Ed Pilkington recalls Mark Pfeiffe, a George Bush adviser who nominated Twitter for the Nobel Prize, and quotes Jared Cohen, an official in the US state department, who described Facebook as “one of the most organic tools for democracy the world has ever seen”. To put it in a nutshell: Jack Dorsey, Mark Zuckerberg and their companions-in-arms are the generals of the advancing Democracy-and-Human-Rights Army – and we all, tweeting and sending Facebook messages, are its soldiers. Media is indeed the message – and the message of the digital media is the “information curtain descending” and uncovering thereby the new planet-scape of people power and universal human rights.

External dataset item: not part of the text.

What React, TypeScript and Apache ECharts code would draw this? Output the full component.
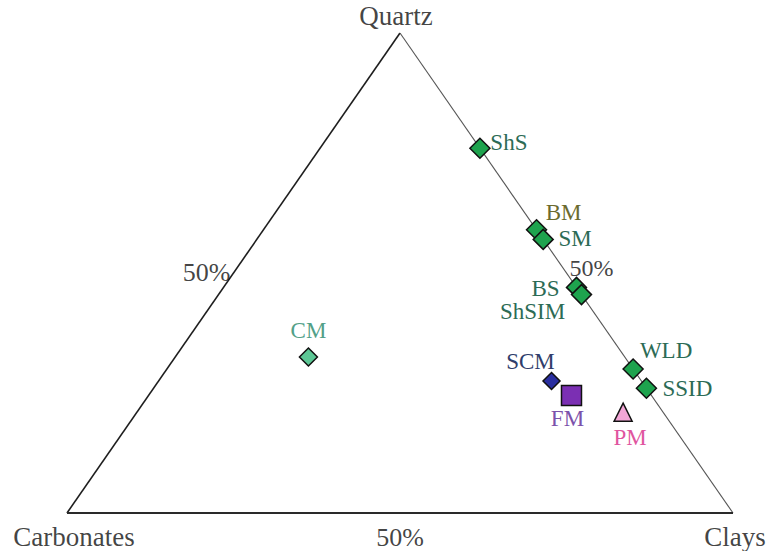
import React, { useEffect, useRef } from "react";
import * as echarts from "echarts";

// Ternary compositions (%)
const samples = ["ShS", "BM", "SM", "BS", "ShSIM", "WLD", "SSID", "CM", "SCM", "FM", "PM"];
const quartz = [76, 59, 57, 47, 45.5, 30, 26, 32.5, 27.5, 24.5, 21];
const carbonates = [0, 0, 0, 0, 0, 0, 0, 47.5, 13.5, 12, 6];
const clays = [24, 41, 43, 53, 54.5, 70, 74, 20, 59, 63.5, 73];

// Apex labels and edge tick labels
const vertexNames = ["Quartz", "Carbonates", "Clays"];
const vertexQuartz = [100, 0, 0];
const vertexCarbonates = [0, 100, 0];
const vertexClays = [0, 0, 100];
const tickLabel = "50%";
const tickQuartz = [50, 50, 0];
const tickCarbonates = [50, 0, 50];
const tickClays = [0, 50, 50];

// styles (not data)
const styleMap: Record<string, any> = {
  ShS: { symbol: "diamond", size: 20, fill: "#1ea34e", text: "#2c6b55", off: [29, -6] },
  BM: { symbol: "diamond", size: 20, fill: "#1ea34e", text: "#6b6a2e", off: [27, -17] },
  SM: { symbol: "diamond", size: 20, fill: "#1ea34e", text: "#2c6b55", off: [32, -1] },
  BS: { symbol: "diamond", size: 20, fill: "#1ea34e", text: "#2c6b55", off: [-31, 1] },
  ShSIM: { symbol: "diamond", size: 20, fill: "#1ea34e", text: "#2c6b55", off: [-49, 17] },
  WLD: { symbol: "diamond", size: 20, fill: "#1ea34e", text: "#2c6b55", off: [33, -19] },
  SSID: { symbol: "diamond", size: 20, fill: "#1ea34e", text: "#2c6b55", off: [41, 0] },
  CM: { symbol: "diamond", size: 18, fill: "#5cc795", text: "#52a088", off: [0, -27] },
  SCM: { symbol: "diamond", size: 17, fill: "#2a2fa0", text: "#2f3d6b", off: [-21, -20] },
  FM: { symbol: "rect", size: 20, fill: "#7b2fb3", text: "#7c52ab", off: [-4, 23] },
  PM: { symbol: "triangle", size: 18, fill: "#f3a6d6", text: "#e0559f", off: [7, 25] },
};

const toXY = (q: number, cb: number, cl: number) => {
  const s = q + cb + cl;
  return [(cl + q / 2) / s, q / s];
};

export default function App() {
  const ref = useRef<HTMLDivElement>(null);
  useEffect(() => {
    if (!ref.current) return;
    const chart = echarts.init(ref.current, null, { renderer: "svg" });
    const V = vertexNames.map((_, i) => toXY(vertexQuartz[i], vertexCarbonates[i], vertexClays[i]));
    const font = "'Liberation Serif', 'Times New Roman', serif";
    const edge = (a: number[], b: number[], color: string, width: number) => ({
      type: "line",
      data: [a, b],
      symbol: "none",
      silent: true,
      lineStyle: { color, width },
      z: 1,
    });
    const vertexOffsets = [[-4, -17], [7, 24], [2, 24]];
    const tickOffsets = [[-27, -1], [25, -5], [0, 24]];
    const series: any[] = [
      edge(V[1], V[0], "#1e1e1e", 1.6),
      edge(V[0], V[2], "#555555", 1.1),
      edge(V[1], V[2], "#2a2a2a", 2),
      {
        type: "scatter",
        symbolSize: 0,
        silent: true,
        z: 3,
        data: vertexNames.map((n, i) => ({
          value: V[i],
          name: n,
          label: {
            show: true,
            position: "inside",
            formatter: n,
            offset: vertexOffsets[i],
            color: "#111",
            fontSize: 27,
            fontFamily: font,
          },
        })),
      },
      {
        type: "scatter",
        symbolSize: 0,
        silent: true,
        z: 3,
        data: tickQuartz.map((q, i) => ({
          value: toXY(q, tickCarbonates[i], tickClays[i]),
          label: {
            show: true,
            position: "inside",
            formatter: tickLabel,
            offset: tickOffsets[i],
            color: "#111",
            fontSize: i === 1 ? 24 : 26,
            fontFamily: font,
          },
        })),
      },
    ];
    samples.forEach((s, i) => {
      const st = styleMap[s];
      series.push({
        type: "scatter",
        name: s,
        symbol: st.symbol,
        symbolSize: st.size,
        z: 4,
        itemStyle: { color: st.fill, borderColor: "#111", borderWidth: 1.5, opacity: 1 },
        label: {
          show: true,
          position: "inside",
          formatter: s,
          offset: st.off,
          color: st.text,
          fontSize: 23,
          fontFamily: font,
        },
        data: [toXY(quartz[i], carbonates[i], clays[i])],
      });
    });
    chart.setOption({
      animation: false,
      backgroundColor: "#ffffff",
      grid: { left: 67, right: 34, top: 33, bottom: 38 },
      xAxis: { type: "value", min: 0, max: 1, show: false },
      yAxis: { type: "value", min: 0, max: 1, show: false },
      series,
    });
    return () => chart.dispose();
  }, []);
  return <div ref={ref} style={{ width: 767, height: 551, position: "absolute", left: 0, top: 0 }} />;
}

It is such un-common-sense of the American political and opinion-making elite and other unpaid salespersons of digital services that Evgeny Morozov, a 26-years young student and new comer from Belorussia to America, berated, ridiculed, and condemned as a “net delusion” in the book under the same title, just published by Allen Lane. Among many other points Morozov managed to squeeze in his four-hundred-pages-long study, was that according to Al-Jazeera there were but 60 active Twitter accounts in Tehran, and so the organizers of the demos used mostly such shamefully old-fashioned techniques of getting attention as making telephone calls or knocking on the neighbours’ doors; but that the clever rulers of autocratic Iran, no less internet-savvy than ruthless and unscrupulous, looked up on Facebook to find out the links to any known dissidents, using that information to isolate, incarcerate and disempower the potential leaders of revolt – and nip the democratic challenge to autocracy (if there ever be one) in the bud. And there are many and different ways in which authoritarian regimes can use the internet to their own advantage, Morozov points out – and many of them did use them and go on using them.

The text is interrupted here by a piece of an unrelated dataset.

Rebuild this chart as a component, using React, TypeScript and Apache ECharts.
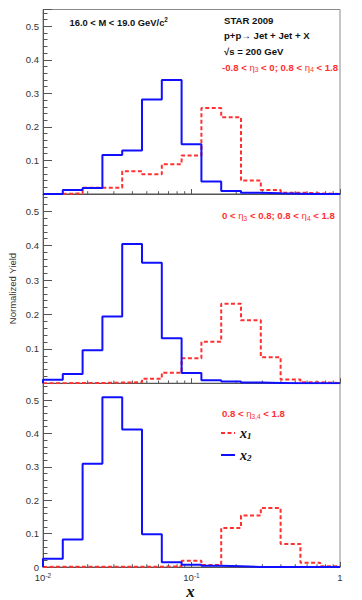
import React, { useEffect, useRef } from 'react';
import * as echarts from 'echarts';

// Histogram bin edges (15 log-spaced bins, 0.01 .. 1)
const BIN_EDGES = [0.01, 0.01359, 0.01848, 0.02512, 0.03415, 0.04642, 0.0631, 0.08577, 0.1166, 0.1585, 0.2154, 0.2929, 0.3981, 0.5412, 0.7356, 1.0];

// Panel 1: -0.8 < eta3 < 0; 0.8 < eta4 < 1.8
const P1_X1 = [0, 0.002, 0.019, 0.019, 0.068, 0.059, 0.089, 0.115, 0.256, 0.229, 0.04, 0.012, 0.004, 0.002, 0];
const P1_X2 = [0, 0.012, 0.018, 0.116, 0.13, 0.282, 0.34, 0.148, 0.037, 0.009, 0.004, 0.002, 0.001, 0, 0];
// Panel 2: 0 < eta3 < 0.8; 0.8 < eta4 < 1.8
const P2_X1 = [0, 0.001, 0.001, 0.002, 0.003, 0.013, 0.031, 0.073, 0.121, 0.231, 0.183, 0.076, 0.011, 0.003, 0.001];
const P2_X2 = [0.01, 0.027, 0.096, 0.194, 0.405, 0.35, 0.131, 0.03, 0.009, 0.005, 0.002, 0.001, 0, 0, 0];
// Panel 3: 0.8 < eta3,4 < 1.8
const P3_X1 = [0.001, 0.001, 0.001, 0.001, 0.001, 0.001, 0.002, 0.019, 0.006, 0.117, 0.154, 0.177, 0.069, 0.013, 0.002];
const P3_X2 = [0.025, 0.082, 0.309, 0.508, 0.412, 0.098, 0.014, 0.007, 0.004, 0.002, 0, 0, 0, 0, 0];

const X_MINOR_TICKS = [0.02, 0.03, 0.04, 0.05, 0.06, 0.07, 0.08, 0.09, 0.2, 0.3, 0.4, 0.5, 0.6, 0.7, 0.8, 0.9];

const PANEL_LABELS = [
  '{n|-0.8 < }{e|η}{s|3}{n| < 0; 0.8 < }{e|η}{s|4}{n| < 1.8}',
  '{n|0 < }{e|η}{s|3}{n| < 0.8; 0.8 < }{e|η}{s|4}{n| < 1.8}',
  '{n|0.8 < }{e|η}{s|3,4}{n| < 1.8}',
];
const INFO_LINES = ['STAR 2009', 'p+p→ Jet + Jet + X', '√s = 200 GeV'];
const MASS_LABEL = '{n|16.0 < M < 19.0 GeV/c}{sup|2}';
const Y_TITLE = 'Normalized Yield';
const X_TITLE = 'x';

const RED = '#ff3030';
const BLUE = '#1010ff';
const SANS = '"Liberation Sans", Arial, Helvetica, sans-serif';
const SERIF = '"Liberation Serif", "Times New Roman", serif';

function steps(values: number[]): number[][] {
  const n = values.length;
  const pts: number[][] = [[BIN_EDGES[0], 0]];
  values.forEach((v, i) => pts.push([BIN_EDGES[i], v]));
  pts.push([BIN_EDGES[n], values[n - 1]]);
  pts.push([BIN_EDGES[n], 0]);
  return pts;
}

const PANELS = [
  { top: 9.5, height: 184.5, x1: P1_X1, x2: P1_X2, labelY: 67 },
  { top: 194, height: 189.3, x1: P2_X1, x2: P2_X2, labelY: 215.5 },
  { top: 383.3, height: 183.7, x1: P3_X1, x2: P3_X2, labelY: 413.5 },
];

const redRich = {
  n: { fontFamily: SANS, fontSize: 9.6, fontWeight: 'bold', fill: RED, lineHeight: 12, verticalAlign: 'middle' },
  e: { fontFamily: SANS, fontSize: 9.6, fill: RED, lineHeight: 12, verticalAlign: 'middle' },
  s: { fontFamily: SANS, fontSize: 6.5, fill: RED, lineHeight: 5.5, verticalAlign: 'bottom' },
};

export default function App() {
  const ref = useRef<HTMLDivElement>(null);
  useEffect(() => {
    if (!ref.current) return;
    const chart = echarts.init(ref.current, undefined, { renderer: 'svg' });

    const grids: any[] = [];
    const xAxes: any[] = [];
    const yAxes: any[] = [];
    const series: any[] = [];

    PANELS.forEach((p, i) => {
      grids.push({
        left: 43, top: p.top, width: 297, height: p.height,
        show: true, borderColor: '#8a8a8a', borderWidth: 1,
        outerBoundsMode: 'none', containLabel: false,
      });
      xAxes.push({
        type: 'log', logBase: 10, min: 0.01, max: 1, gridIndex: i,
        axisLine: { show: true, lineStyle: { color: '#555', width: 1 } },
        axisTick: { show: true, inside: true, length: 5, lineStyle: { color: '#555' } },
        splitLine: { show: false },
        axisLabel: {
          show: i === 2, margin: 5,
          formatter: (v: number) => {
            const e = Math.round(Math.log10(v));
            return e === 0 ? '{b|1}' : '{b|10}{sup|' + e + '}';
          },
          rich: {
            b: { fontFamily: SANS, fontSize: 9.5, color: '#333', lineHeight: 10, verticalAlign: 'middle' },
            sup: { fontFamily: SANS, fontSize: 6.5, color: '#333', lineHeight: 6, verticalAlign: 'top' },
          },
        },
      });
      yAxes.push({
        type: 'value', min: 0, max: 0.55, interval: 0.1, gridIndex: i, position: 'left',
        axisLine: { show: true, lineStyle: { color: '#555', width: 1 } },
        axisTick: { show: true, inside: true, length: 9, lineStyle: { color: '#555' } },
        splitLine: { show: false },
        axisLabel: {
          margin: 4, fontFamily: SANS, fontSize: 9.5, lineHeight: 9, color: '#333',
          formatter: (v: number) => {
            const k = Math.round(v * 10);
            if (Math.abs(v * 10 - k) > 1e-6) return '';
            if (k === 0) return i === 2 ? '0' : '';
            return (k / 10).toFixed(1);
          },
        },
      });
      yAxes.push({
        type: 'value', min: 0, max: 0.55, interval: 0.02, gridIndex: i, position: 'left', offset: 0,
        axisLine: { show: false },
        axisTick: { show: true, inside: true, length: 4.5, lineStyle: { color: '#555' } },
        splitLine: { show: false },
        axisLabel: { show: false },
      });
      series.push({
        type: 'custom', xAxisIndex: i, yAxisIndex: 2 * i, silent: true, clip: false, z: 1,
        data: X_MINOR_TICKS.map((v) => [v, 0]),
        renderItem: (_params: any, api: any) => {
          const pt = api.coord([api.value(0), 0]);
          return {
            type: 'line',
            shape: { x1: pt[0], y1: pt[1], x2: pt[0], y2: pt[1] - 2.8 },
            style: { stroke: '#555', lineWidth: 1 },
          };
        },
      });
      series.push({
        type: 'line', name: 'x1', xAxisIndex: i, yAxisIndex: 2 * i, step: 'end',
        data: steps(p.x1), symbol: 'none', z: 2,
        lineStyle: { color: RED, width: 2, type: [4, 2.5] }, itemStyle: { color: RED },
      });
      series.push({
        type: 'line', name: 'x2', xAxisIndex: i, yAxisIndex: 2 * i, step: 'end',
        data: steps(p.x2), symbol: 'none', z: 3,
        lineStyle: { color: BLUE, width: 2 }, itemStyle: { color: BLUE },
      });
    });

    const graphics: any[] = [
      {
        type: 'text', x: 69.5, y: 22,
        style: {
          text: MASS_LABEL, verticalAlign: 'middle', align: 'left',
          rich: {
            n: { fontFamily: SANS, fontSize: 9.4, fontWeight: 'bold', fill: '#111', lineHeight: 12, verticalAlign: 'middle' },
            sup: { fontFamily: SANS, fontSize: 6.3, fontWeight: 'bold', fill: '#111', lineHeight: 6, verticalAlign: 'top' },
          },
        },
      },
      ...INFO_LINES.map((t, k) => ({
        type: 'text', x: 224, y: 20.5 + k * 15.3,
        style: { text: t, verticalAlign: 'middle', align: 'left', font: 'bold 9.6px ' + SANS, fill: '#111' },
      })),
      ...PANELS.map((p, i) => ({
        type: 'text', x: 222, y: p.labelY,
        style: { text: PANEL_LABELS[i], verticalAlign: 'middle', align: 'left', rich: redRich },
      })),
      {
        type: 'text', x: 12, y: 288.5, rotation: Math.PI / 2,
        style: { text: Y_TITLE, align: 'center', verticalAlign: 'middle', font: '9.5px ' + SANS, fill: '#333' },
      },
      {
        type: 'text', x: 190.5, y: 591,
        style: { text: X_TITLE, align: 'center', verticalAlign: 'middle', font: 'italic bold 17px ' + SERIF, fill: '#111' },
      },
    ];

    chart.setOption({
      animation: false,
      backgroundColor: '#fff',
      grid: grids,
      xAxis: xAxes,
      yAxis: yAxes,
      series,
      legend: {
        data: ['x1', 'x2'], orient: 'vertical', left: 220, top: 426,
        itemWidth: 14, itemHeight: 10, itemGap: 8, padding: 0,
        itemStyle: { opacity: 0 },
        selectedMode: false,
        formatter: (name: string) => '{x|x}{s|' + name.slice(1) + '}',
        textStyle: {
          rich: {
            x: { fontFamily: SERIF, fontStyle: 'italic', fontWeight: 'bold', fontSize: 14, color: '#111', lineHeight: 14, verticalAlign: 'middle' },
            s: { fontFamily: SERIF, fontStyle: 'italic', fontWeight: 'bold', fontSize: 9, color: '#111', lineHeight: 7, verticalAlign: 'bottom' },
          },
        },
      },
      graphic: graphics,
    });
    return () => chart.dispose();
  }, []);
  return <div ref={ref} style={{ position: 'absolute', left: 0, top: 0, width: 362, height: 600, background: '#fff' }} />;
}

To start with, social networks offer a cheaper, quicker, more thorough and altogether easier way to identify and locate the current or potential dissidents than any of the traditional instruments of surveillance. And as David Lyon argues and attempts to show in our joint study (Liquid Surveillance, Polity Press, forthcoming), surveillance-through-social-networks is made so much more effective thanks to the cooperation of its intended objects and victims.

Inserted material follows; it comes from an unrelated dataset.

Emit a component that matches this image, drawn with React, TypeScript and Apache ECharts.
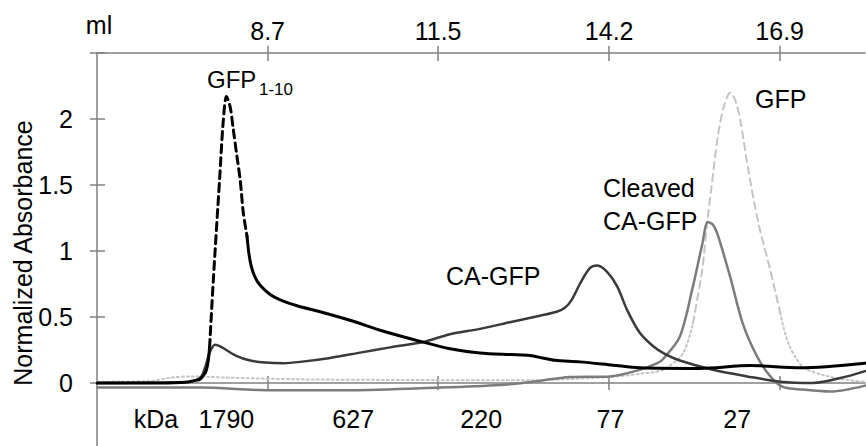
import React, { useEffect, useRef } from "react";
import * as echarts from "echarts";

// Elution volume (ml) vs normalized absorbance
const gfp110Rise: [number, number][] = [
  [5.97, 0.0], [6.5, 0.0], [6.98, 0.0], [7.38, 0.005], [7.54, 0.02], [7.62, 0.03], [7.72, 0.1], [7.77, 0.27],
];
const gfp110Peak: [number, number][] = [
  [7.77, 0.27], [7.83, 0.78], [7.93, 1.54], [7.99, 1.99], [8.04, 2.17], [8.1, 2.09], [8.15, 1.92],
  [8.21, 1.71], [8.26, 1.54], [8.31, 1.29], [8.37, 1.11],
];
const gfp110Tail: [number, number][] = [
  [8.37, 1.11], [8.4, 0.98], [8.44, 0.88], [8.5, 0.8], [8.58, 0.74], [8.74, 0.67], [8.9, 0.63], [9.17, 0.585],
  [9.54, 0.54], [10.02, 0.475], [10.5, 0.4], [11.19, 0.31], [11.62, 0.26], [12.1, 0.228],
  [12.6, 0.215], [12.9, 0.208], [13.1, 0.19], [13.3, 0.172], [13.7, 0.16], [14.23, 0.135], [14.66, 0.115],
  [15.62, 0.11], [16.43, 0.132], [17.23, 0.115], [18.27, 0.15],
];
const caGfp: [number, number][] = [
  [5.97, 0.0], [7.38, 0.005], [7.62, 0.04], [7.7, 0.12], [7.78, 0.24], [7.86, 0.29], [7.97, 0.27],
  [8.18, 0.21], [8.42, 0.17], [8.66, 0.155], [8.95, 0.15], [9.22, 0.16], [9.7, 0.19], [10.18, 0.23],
  [10.66, 0.27], [11.19, 0.31], [11.62, 0.37], [12.1, 0.41], [12.58, 0.46], [13.06, 0.51],
  [13.33, 0.54], [13.46, 0.57], [13.57, 0.63], [13.7, 0.75], [13.86, 0.87], [13.98, 0.89],
  [14.14, 0.84], [14.3, 0.73], [14.46, 0.55], [14.66, 0.38], [14.87, 0.28], [15.06, 0.22],
  [15.3, 0.17], [15.83, 0.1], [16.38, 0.05], [16.91, 0.01], [17.43, 0.0], [17.98, 0.05], [18.27, 0.09],
];
const cleavedCaGfp: [number, number][] = [
  [5.97, -0.035], [7.62, -0.035], [8.74, -0.055], [10.02, -0.055], [11.46, -0.035], [12.42, -0.015],
  [12.95, 0.01], [13.54, 0.045], [14.18, 0.05], [14.66, 0.1], [14.94, 0.15], [15.03, 0.18],
  [15.3, 0.35], [15.51, 0.73], [15.66, 1.05], [15.75, 1.22], [15.83, 1.2], [15.91, 1.12],
  [16.11, 0.8], [16.31, 0.45], [16.54, 0.2], [16.75, 0.05], [16.95, -0.03], [17.27, -0.05],
  [17.71, -0.065], [18.27, -0.02],
];
const gfpLow1: [number, number][] = [
  [5.97, 0.01], [6.82, 0.015], [7.14, 0.04], [7.46, 0.05], [8.1, 0.04], [9.22, 0.028], [10.82, 0.023],
  [12.9, 0.02], [13.54, 0.03], [14.18, 0.045], [14.66, 0.07], [15.03, 0.1], [15.35, 0.225], [15.51, 0.45],
];
const gfpPeak: [number, number][] = [
  [15.51, 0.45], [15.66, 0.86], [15.74, 1.22], [15.81, 1.49], [15.91, 1.87], [16.01, 2.1], [16.11, 2.2],
  [16.19, 2.14], [16.27, 1.99], [16.4, 1.61], [16.56, 1.21], [16.75, 0.856], [16.91, 0.53],
];
const gfpLow2: [number, number][] = [
  [16.91, 0.53], [17.04, 0.3], [17.27, 0.123], [17.6, 0.06], [17.98, 0.023], [18.27, 0.01],
];

const mlTickValues = [8.7, 11.43, 14.17, 16.9];
const mlTickLabels = ["8.7", "11.5", "14.2", "16.9"];
const kdaLabelValues = [6.91, 8.04, 10.07, 12.12, 14.19, 16.22];
const kdaLabels = ["kDa", "1790", "627", "220", "77", "27"];

const FONT = '"Liberation Sans", Arial, sans-serif';
const FS = 25;
const AXIS = "#808080";

export default function App() {
  const ref = useRef<HTMLDivElement>(null);
  useEffect(() => {
    if (!ref.current) return;
    const chart = echarts.init(ref.current, null, { renderer: "svg" });
    const xBase = {
      type: "value",
      min: 5.967,
      max: 18.267,
      splitLine: { show: false },
    };
    const lineSeries = (name: string, data: [number, number][], color: string, width: number, type: any) => ({
      type: "line",
      name,
      data,
      xAxisIndex: 0,
      yAxisIndex: 0,
      showSymbol: false,
      symbol: "none",
      smooth: 0.3,
      lineStyle: { color, width, type, cap: "round", join: "round" },
      silent: true,
    });
    const txt = (text: string, x: number, y: number, size = FS) => ({
      type: "text",
      x,
      y,
      style: { text, font: `${size}px ${FONT}`, fill: "#000", textAlign: "left", textVerticalAlign: "middle" },
    });
    chart.setOption({
      animation: false,
      grid: { left: 97, top: 53, width: 768, height: 396, containLabel: false, outerBoundsMode: "none" },
      xAxis: [
        {
          ...xBase,
          position: "bottom",
          axisLine: { onZero: true, lineStyle: { color: AXIS, width: 1.5 } },
          axisTick: { customValues: mlTickValues, length: 7, lineStyle: { color: AXIS, width: 1.5 } },
          axisLabel: { show: false },
        },
        {
          ...xBase,
          position: "bottom",
          axisLine: { show: false, onZero: true },
          axisTick: { customValues: mlTickValues, inside: true, length: 7, lineStyle: { color: AXIS, width: 1.5 } },
          axisLabel: { show: false },
        },
        {
          ...xBase,
          position: "top",
          axisLine: { onZero: false, lineStyle: { color: AXIS, width: 1.5 } },
          axisTick: { customValues: mlTickValues, length: 7, lineStyle: { color: AXIS, width: 1.5 } },
          axisLabel: {
            customValues: mlTickValues,
            formatter: (v: number) => {
              const i = mlTickValues.findIndex((t) => Math.abs(t - v) < 1e-6);
              return i >= 0 ? mlTickLabels[i] : "";
            },
            margin: 10,
            fontSize: FS,
            fontFamily: FONT,
            color: "#000",
          },
        },
        {
          ...xBase,
          position: "top",
          axisLine: { show: false, onZero: false },
          axisTick: { customValues: mlTickValues, inside: true, length: 8, lineStyle: { color: AXIS, width: 1.5 } },
          axisLabel: { show: false },
        },
        {
          ...xBase,
          position: "bottom",
          axisLine: { show: false, onZero: false },
          axisTick: { show: false },
          axisLabel: {
            inside: true,
            customValues: kdaLabelValues,
            formatter: (v: number) => {
              const i = kdaLabelValues.findIndex((t) => Math.abs(t - v) < 1e-6);
              return i >= 0 ? kdaLabels[i] : "";
            },
            margin: 18,
            fontSize: FS,
            fontFamily: FONT,
            color: "#000",
          },
        },
      ],
      yAxis: [
        {
          type: "value",
          position: "left",
          min: -0.5,
          max: 2.5,
          interval: 0.5,
          splitLine: { show: false },
          axisLine: { show: true, onZero: false, lineStyle: { color: AXIS, width: 1.5 } },
          axisTick: { show: true, length: 7, lineStyle: { color: AXIS, width: 1.5 } },
          axisLabel: {
            formatter: (v: number) => (v < 0 || v > 2.4 ? "" : String(v)),
            margin: 24,
            fontSize: FS,
            fontFamily: FONT,
            color: "#000",
            padding: [4, 0, 0, 0],
          },
        },
        {
          type: "value",
          position: "left",
          min: -0.5,
          max: 2.5,
          interval: 0.5,
          splitLine: { show: false },
          axisLine: { show: false, onZero: false },
          axisTick: { show: true, inside: true, length: 8, lineStyle: { color: AXIS, width: 1.5 } },
          axisLabel: { show: false },
        },
      ],
      graphic: [
        {
          type: "text",
          x: 23,
          y: 253,
          rotation: Math.PI / 2,
          style: { text: "Normalized Absorbance", font: `${FS}px ${FONT}`, fill: "#000", textAlign: "center", textVerticalAlign: "middle" },
        },
        {
          type: "text",
          x: 99,
          y: 25,
          style: { text: "ml", font: `${FS}px ${FONT}`, fill: "#000", textAlign: "center", textVerticalAlign: "middle" },
        },
        txt("GFP", 207, 79, 24),
        txt("1-10", 259, 89, 17),
        txt("GFP", 755, 99),
        txt("CA-GFP", 446, 276),
        txt("Cleaved", 603, 188),
        txt("CA-GFP", 603, 221),
      ],
      series: [
        lineSeries("GFP low", gfpLow1, "#c4c4c4", 2, [2, 3]),
        lineSeries("GFP peak", gfpPeak, "#c4c4c4", 2, [7, 5]),
        lineSeries("GFP low 2", gfpLow2, "#c4c4c4", 2, [2, 3]),
        lineSeries("Cleaved CA-GFP", cleavedCaGfp, "#7c7c7c", 2.5, "solid"),
        lineSeries("CA-GFP", caGfp, "#3a3a3a", 2.5, "solid"),
        lineSeries("GFP1-10 rise", gfp110Rise, "#000", 3, "solid"),
        lineSeries("GFP1-10 peak", gfp110Peak, "#000", 3, [8, 5]),
        lineSeries("GFP1-10 tail", gfp110Tail, "#000", 3, "solid"),
      ],
    });
    return () => chart.dispose();
  }, []);
  return <div ref={ref} style={{ position: "absolute", left: 0, top: 0, width: 866, height: 446 }} />;
}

We live in a confessional society, promoting public self-exposure to the rank of the prime and easiest available, as well as arguably most potent and the sole truly proficient, proof of social existence. Millions of Facebook users vie with each other to disclose and put on public record the most intimate and otherwise inaccessible aspects of their identity, social connections, thoughts, feelings and activities. Social websites are fields of a voluntary, do-it-yourself form of surveillance, beating hands down (both volume-wise and expenditure-wise) the specialist agencies manned by professionals of spying and detection. A true windfall, a genuinely pennies-from-heaven-style, for every dictator and his secret services – and a superb complement to the numerous “banoptical” institutions of democratic society concerned with preventing the unwanted and undeserving (that is all those who behave or are likely to behave comme il n’est faut pas) from being mistakenly admitted or worming themselves surreptitiously into our decent self-selected democratic company. One of The Net Delusion chapters is titled “Why the KGB wants you to join Facebook”.

Morozov spies out the many ways in which authoritarian, nay tyrannical regimes may beat the alleged freedom fighters in their own game, using the technology in which the apostles and panegyrists of the internet’s democratic bias vested their hopes. No news here; old technologies, as the article in The Economist reminds us, were similarly used by past dictators to pacify and disarm their victims: research showed that East Germans with access to Western television were less likely to express dissatisfactions with the regime. As to the admittedly much more potent, digital informatics, “the internet has provided so many cheap and easily available entertainment fixes to those living under authoritarianism that it has become considerably harder to get people to care about politics at all.” That is, unless politics is recycled into another exciting, full of sound and fury yet comfortingly toothless, safe and innocuous variety of entertainment; something practiced by the new generation of “slacktivists”, who believe that “clicking on a Facebook petition counts as a political act” and so “dissipate their energies on a thousand distractions”, each meant for instant consumption and one-off use, which the internet is a master supreme of producing and disposing of daily (just one of numberless examples of how effective is the political slacktivism in changing the ways and means of the “real world”, is the sad case of “Save the Children of Africa” group: it needed several years to collect the princely sum of $12,000, while the un-saved children of Africa went on dying).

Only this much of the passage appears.